Member of the Provincial Assembly of the Punjab
- In office December 2012 – 31 May 2018
- Constituency: PP-122 (Sialkot-II)

Personal details
- Born: 1 April 1950 (age 76) Sialkot, Punjab, Pakistan
- Other political affiliations: Pakistan Muslim League (N)
- Children: Chaudhary Faisal Akram

= Chaudhry Muhammad Akram =

Pakistani politician

Chaudhry Muhammad Akram is a Pakistani politician who was a Member of the Provincial Assembly of the Punjab, from December 2012 to May 2018.

==Early life and education==
He was born on 1 April 1950 in Sialkot.

He has received Matriculation education.

==Political career==
He is PMLN Sialkot City President for more than 10 years and still holds the position.

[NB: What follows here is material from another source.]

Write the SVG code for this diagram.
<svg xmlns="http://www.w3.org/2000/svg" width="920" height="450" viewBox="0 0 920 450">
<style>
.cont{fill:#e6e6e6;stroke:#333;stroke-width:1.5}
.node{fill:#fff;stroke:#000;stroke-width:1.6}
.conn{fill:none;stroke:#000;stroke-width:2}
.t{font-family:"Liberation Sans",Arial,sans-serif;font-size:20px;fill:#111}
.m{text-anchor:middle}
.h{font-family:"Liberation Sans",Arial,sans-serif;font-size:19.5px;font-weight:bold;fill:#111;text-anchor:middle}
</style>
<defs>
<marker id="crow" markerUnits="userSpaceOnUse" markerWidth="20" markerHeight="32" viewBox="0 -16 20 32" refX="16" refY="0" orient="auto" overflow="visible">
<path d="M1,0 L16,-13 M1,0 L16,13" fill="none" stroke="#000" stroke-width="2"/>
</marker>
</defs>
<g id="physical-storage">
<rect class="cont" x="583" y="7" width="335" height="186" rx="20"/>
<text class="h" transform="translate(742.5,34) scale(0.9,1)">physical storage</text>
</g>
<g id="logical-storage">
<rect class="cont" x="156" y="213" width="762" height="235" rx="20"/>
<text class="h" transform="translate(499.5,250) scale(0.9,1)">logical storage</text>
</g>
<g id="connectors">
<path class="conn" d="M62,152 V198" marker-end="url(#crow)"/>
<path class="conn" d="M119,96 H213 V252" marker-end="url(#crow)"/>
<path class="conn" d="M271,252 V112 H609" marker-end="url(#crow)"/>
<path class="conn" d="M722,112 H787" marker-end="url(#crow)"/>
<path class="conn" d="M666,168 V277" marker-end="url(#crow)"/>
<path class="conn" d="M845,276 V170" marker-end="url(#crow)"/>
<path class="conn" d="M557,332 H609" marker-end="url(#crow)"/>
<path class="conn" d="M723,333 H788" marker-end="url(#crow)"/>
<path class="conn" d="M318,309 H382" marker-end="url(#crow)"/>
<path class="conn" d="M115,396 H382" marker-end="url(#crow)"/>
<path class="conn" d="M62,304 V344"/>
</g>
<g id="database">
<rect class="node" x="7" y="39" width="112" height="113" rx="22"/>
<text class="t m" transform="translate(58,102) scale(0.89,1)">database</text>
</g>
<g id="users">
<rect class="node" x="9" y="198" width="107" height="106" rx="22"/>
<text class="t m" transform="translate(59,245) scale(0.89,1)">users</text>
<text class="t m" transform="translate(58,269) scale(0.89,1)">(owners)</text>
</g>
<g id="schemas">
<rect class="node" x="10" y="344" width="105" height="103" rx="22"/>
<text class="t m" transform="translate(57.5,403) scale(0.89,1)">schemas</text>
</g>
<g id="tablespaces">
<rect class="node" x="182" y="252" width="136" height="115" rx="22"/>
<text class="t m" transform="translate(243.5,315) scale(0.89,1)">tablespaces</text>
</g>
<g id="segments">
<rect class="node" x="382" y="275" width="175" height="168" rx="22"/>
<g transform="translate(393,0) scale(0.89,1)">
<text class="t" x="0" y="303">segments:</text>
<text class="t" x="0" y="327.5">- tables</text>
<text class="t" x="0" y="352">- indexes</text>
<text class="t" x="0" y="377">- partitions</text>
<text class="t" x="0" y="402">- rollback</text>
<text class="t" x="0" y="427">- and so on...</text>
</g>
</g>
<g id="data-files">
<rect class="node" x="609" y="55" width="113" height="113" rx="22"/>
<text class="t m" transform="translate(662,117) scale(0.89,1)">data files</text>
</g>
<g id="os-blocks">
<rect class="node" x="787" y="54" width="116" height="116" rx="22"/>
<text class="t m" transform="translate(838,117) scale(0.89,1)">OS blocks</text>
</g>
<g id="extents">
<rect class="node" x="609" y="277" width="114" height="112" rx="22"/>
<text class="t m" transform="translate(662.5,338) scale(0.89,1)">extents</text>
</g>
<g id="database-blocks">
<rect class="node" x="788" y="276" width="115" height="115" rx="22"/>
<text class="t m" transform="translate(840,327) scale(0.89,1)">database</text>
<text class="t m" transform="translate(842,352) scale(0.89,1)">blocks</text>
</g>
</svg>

He was elected to the Provincial Assembly of the Punjab as a candidate of Pakistan Muslim League (Nawaz) (PML-N) from Constituency PP-122 (Sialkot-II) in by-polls held in December 2012. He received 27,291 votes and defeated a candidate of Pakistan Peoples Party.

He was re-elected to the Provincial Assembly of the Punjab as a candidate of PML-N from Constituency PP-122 (Sialkot-II) in the 2013 Pakistani general election. He received 43,167 votes and defeated Mir Umer Farooq Meyer, a candidate of Pakistan Tehreek-e-Insaf (PTI).